Eine Stunde, zwei Stunden vergingen, während Elly Sanoner erzählte. Natürlich ging es dabei auch um die Malerei, ihre große Passion, die sie entdeckte, als Pepi und sie die Geschäftsführung 1985 an ihre Söhne übergaben. „’Mama, bleib doch daheim’, sagten ihre Buben, ‚lass es dir gut gehen’.“ Schon in der Schule hatte sie gerne in die Arbeitshefte gemalt. Als Kind hat sie gerne in der Wiese gelegen, in die Wolken geguckt und darin Gesichter und Figuren erkannt. Warum also nicht einen Malkurs machen? Aus einem Malkurs wurden mehrere.
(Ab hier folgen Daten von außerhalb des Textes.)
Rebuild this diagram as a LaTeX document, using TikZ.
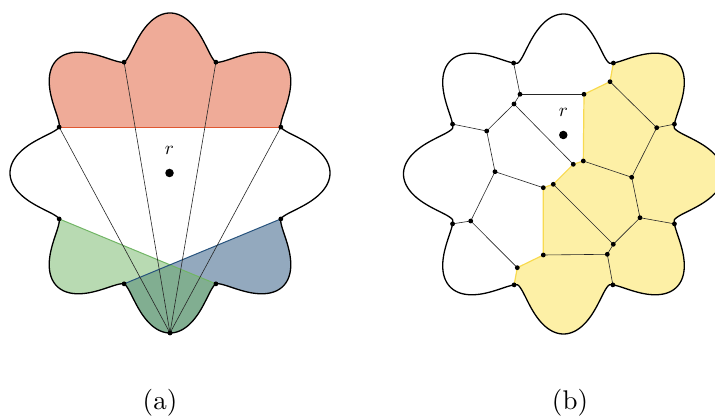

Und heute schmücken zahlreiche ihrer faszinierenden, mitunterstark experimentellen bis abstrakten Bilder das ADLER in St. Ulrich. Für das ADLER Thermae in der Toskana hat sie in kürzester Zeit 100 großformatige Aquarelle angefertigt.
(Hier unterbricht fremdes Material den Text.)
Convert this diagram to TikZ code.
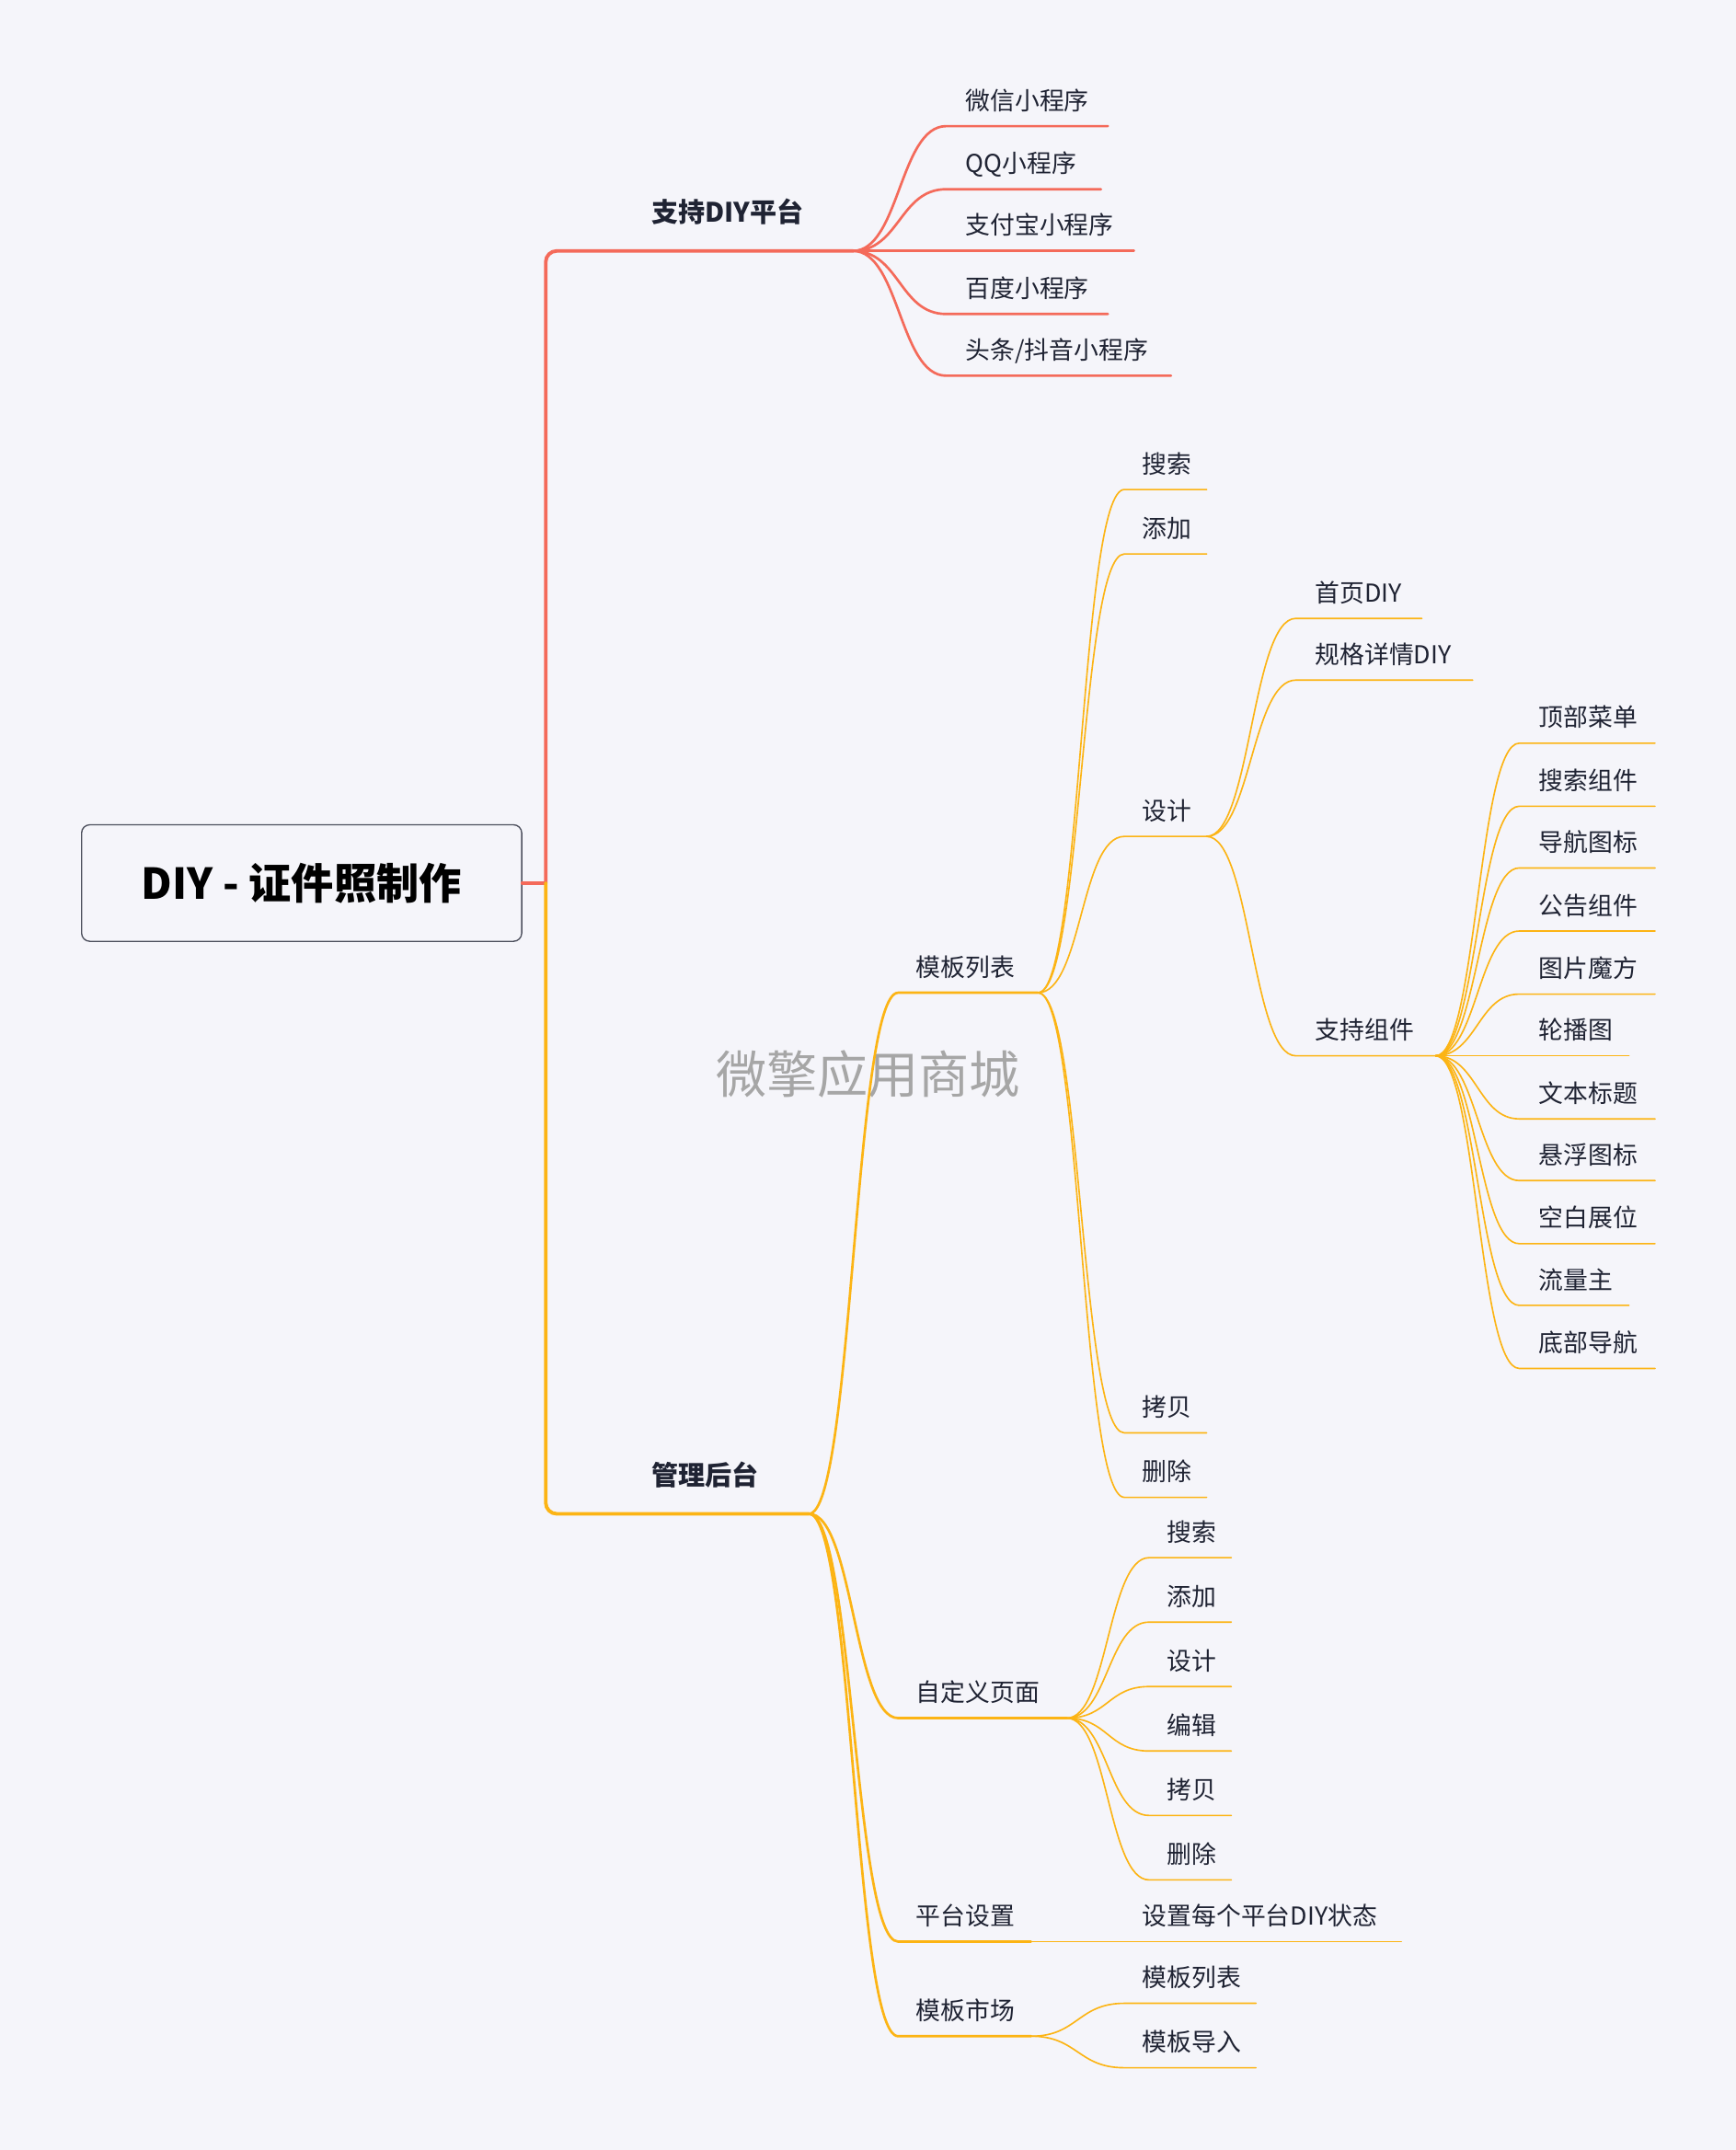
\documentclass[tikz,border=0pt]{standalone}
\usepackage{fontspec}
\setmainfont{Noto Sans CJK SC}
\usetikzlibrary{calc}
\begin{document}
\definecolor{bg}{HTML}{F5F5FA}
\definecolor{rd}{HTML}{F46A5A}
\definecolor{og}{HTML}{FCB414}
\definecolor{tx}{HTML}{1F2333}
\begin{tikzpicture}[x=1pt,y=-1pt,
  lbl/.style={anchor=base west,inner sep=0pt,font=\fontsize{18}{20}\selectfont,text=tx},
  blbl/.style={anchor=base west,inner sep=0pt,font=\fontsize{19.5}{22}\selectfont\bfseries,text=tx},
  l1/.style={line width=2.6pt,line cap=round},
  l2/.style={line width=1.8pt,line cap=round},
  l3/.style={line width=1.1pt,line cap=round}]
\fill[bg] (0,0) rectangle (1266,1568);
\useasboundingbox (0,0) rectangle (1266,1568);
\node[text=black!35,font=\fontsize{37}{40}\selectfont] (wm) at (633,783) {微擎应用商城};
% root
\node[draw=tx!80,fill=bg,rounded corners=6pt,line width=0.9pt,minimum width=321pt,minimum height=85pt,font=\fontsize{31}{34}\selectfont\bfseries,text=black] (root) at (220,644) {DIY - 证件照制作};
\coordinate (rj) at (398,644);
\coordinate (a1) at (622,183); \coordinate (b1) at (590,1104);
\draw[rd,l1] (root.east) -- (rj);
\draw[rd,l1,rounded corners=8pt] (rj) -- (398,183) -- (a1);
\draw[og,l1,rounded corners=8pt] (rj) -- (398,1104) -- (b1);
\node[blbl] (t1) at (475,162) {支持DIY平台};
\node[blbl] (t2) at (475,1083) {管理后台};
% platform children
\foreach \y/\e/\t [count=\i] in {92/808/微信小程序,138/803/QQ小程序,183/827/支付宝小程序,229/808/百度小程序,274/854/{头条/抖音小程序}}{
  \coordinate (ps\i) at (690,\y); \coordinate (pe\i) at (\e,\y);
  \draw[rd,l2] (a1) .. controls ($(a1)+(34,0)$) and ($(ps\i)-(34,0)$) .. (ps\i) -- (pe\i);
  \node[lbl] (pt\i) at (704,\y-12) {\t};
}
% manage children
\foreach \y/\e/\t/\n in {724/757/模板列表/m1,1253/778/自定义页面/m2,1416/752/平台设置/m3,1485/752/模板市场/m4}{
  \coordinate (\n s) at (655,\y); \coordinate (\n) at (\e,\y);
  \draw[og,l2] (b1) .. controls ($(b1)+(32,0)$) and ($(\n s)-(32,0)$) .. (\n s) -- (\n);
  \node[lbl] (\n t) at (668,\y-12) {\t};
}
% 模板列表 children
\foreach \y/\t [count=\i] in {357/搜索,404/添加,610/设计,1045/拷贝,1092/删除}{
  \coordinate (ls\i) at (820,\y); \coordinate (le\i) at (880,\y);
  \draw[og,l3] (m1) .. controls ($(m1)+(32,0)$) and ($(ls\i)-(32,0)$) .. (ls\i) -- (le\i);
  \node[lbl] (lt\i) at (833,\y-12) {\t};
}
% 设计 children
\foreach \y/\e/\t [count=\i] in {451/1037/首页DIY,496/1074/规格详情DIY,770/1047/支持组件}{
  \coordinate (ds\i) at (945,\y); \coordinate (de\i) at (\e,\y);
  \draw[og,l3] (le3) .. controls ($(le3)+(32,0)$) and ($(ds\i)-(32,0)$) .. (ds\i) -- (de\i);
  \node[lbl] (dt\i) at (959,\y-12) {\t};
}
% 支持组件 children
\foreach \y/\e/\t [count=\i] in {542/1207/顶部菜单,588/1207/搜索组件,633/1207/导航图标,679/1207/公告组件,725/1207/图片魔方,770/1188/轮播图,816/1207/文本标题,861/1207/悬浮图标,907/1207/空白展位,952/1188/流量主,998/1207/底部导航}{
  \coordinate (cs\i) at (1108,\y); \coordinate (ce\i) at (\e,\y);
  \draw[og,l3] (de3) .. controls ($(de3)+(30,0)$) and ($(cs\i)-(30,0)$) .. (cs\i) -- (ce\i);
  \node[lbl] (ct\i) at (1122,\y-12) {\t};
}
% 自定义页面 children
\foreach \y/\t [count=\i] in {1136/搜索,1183/添加,1230/设计,1277/编辑,1324/拷贝,1371/删除}{
  \coordinate (zs\i) at (838,\y); \coordinate (ze\i) at (898,\y);
  \draw[og,l3] (m2) .. controls ($(m2)+(30,0)$) and ($(zs\i)-(30,0)$) .. (zs\i) -- (ze\i);
  \node[lbl] (zt\i) at (851,\y-12) {\t};
}
% 平台设置 child
\coordinate (se) at (1022,1416);
\draw[og,l3] (m3) -- (se);
\node[lbl] (st) at (833,1404) {设置每个平台DIY状态};
% 模板市场 children
\foreach \y/\t [count=\i] in {1461/模板列表,1508/模板导入}{
  \coordinate (ks\i) at (820,\y); \coordinate (ke\i) at (916,\y);
  \draw[og,l3] (m4) .. controls ($(m4)+(34,0)$) and ($(ks\i)-(34,0)$) .. (ks\i) -- (ke\i);
  \node[lbl] (kt\i) at (833,\y-12) {\t};
}
\end{tikzpicture}
\end{document}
Man würde so gerne weiterfragen und zuhören. Doch da unterbrach Elly Sanoner ihre Erzählung. Ein junges Ehepaar schlenderte etwas unschlüssig durch den Wintergarten. Sie schauten nach links, schauten nach rechts. Frau Elly fragte: „Kann ich Ihnen helfen, suchen Sie einen Tisch …?“ So war das, wenn man Menschen mag und immer alles im Blick hat. Mögen andere sie als Mittelpunkt empfunden haben. Wenn es um den Gast ging, hat Elly Sanoner sich selbst stets als Nebensache betrachtet.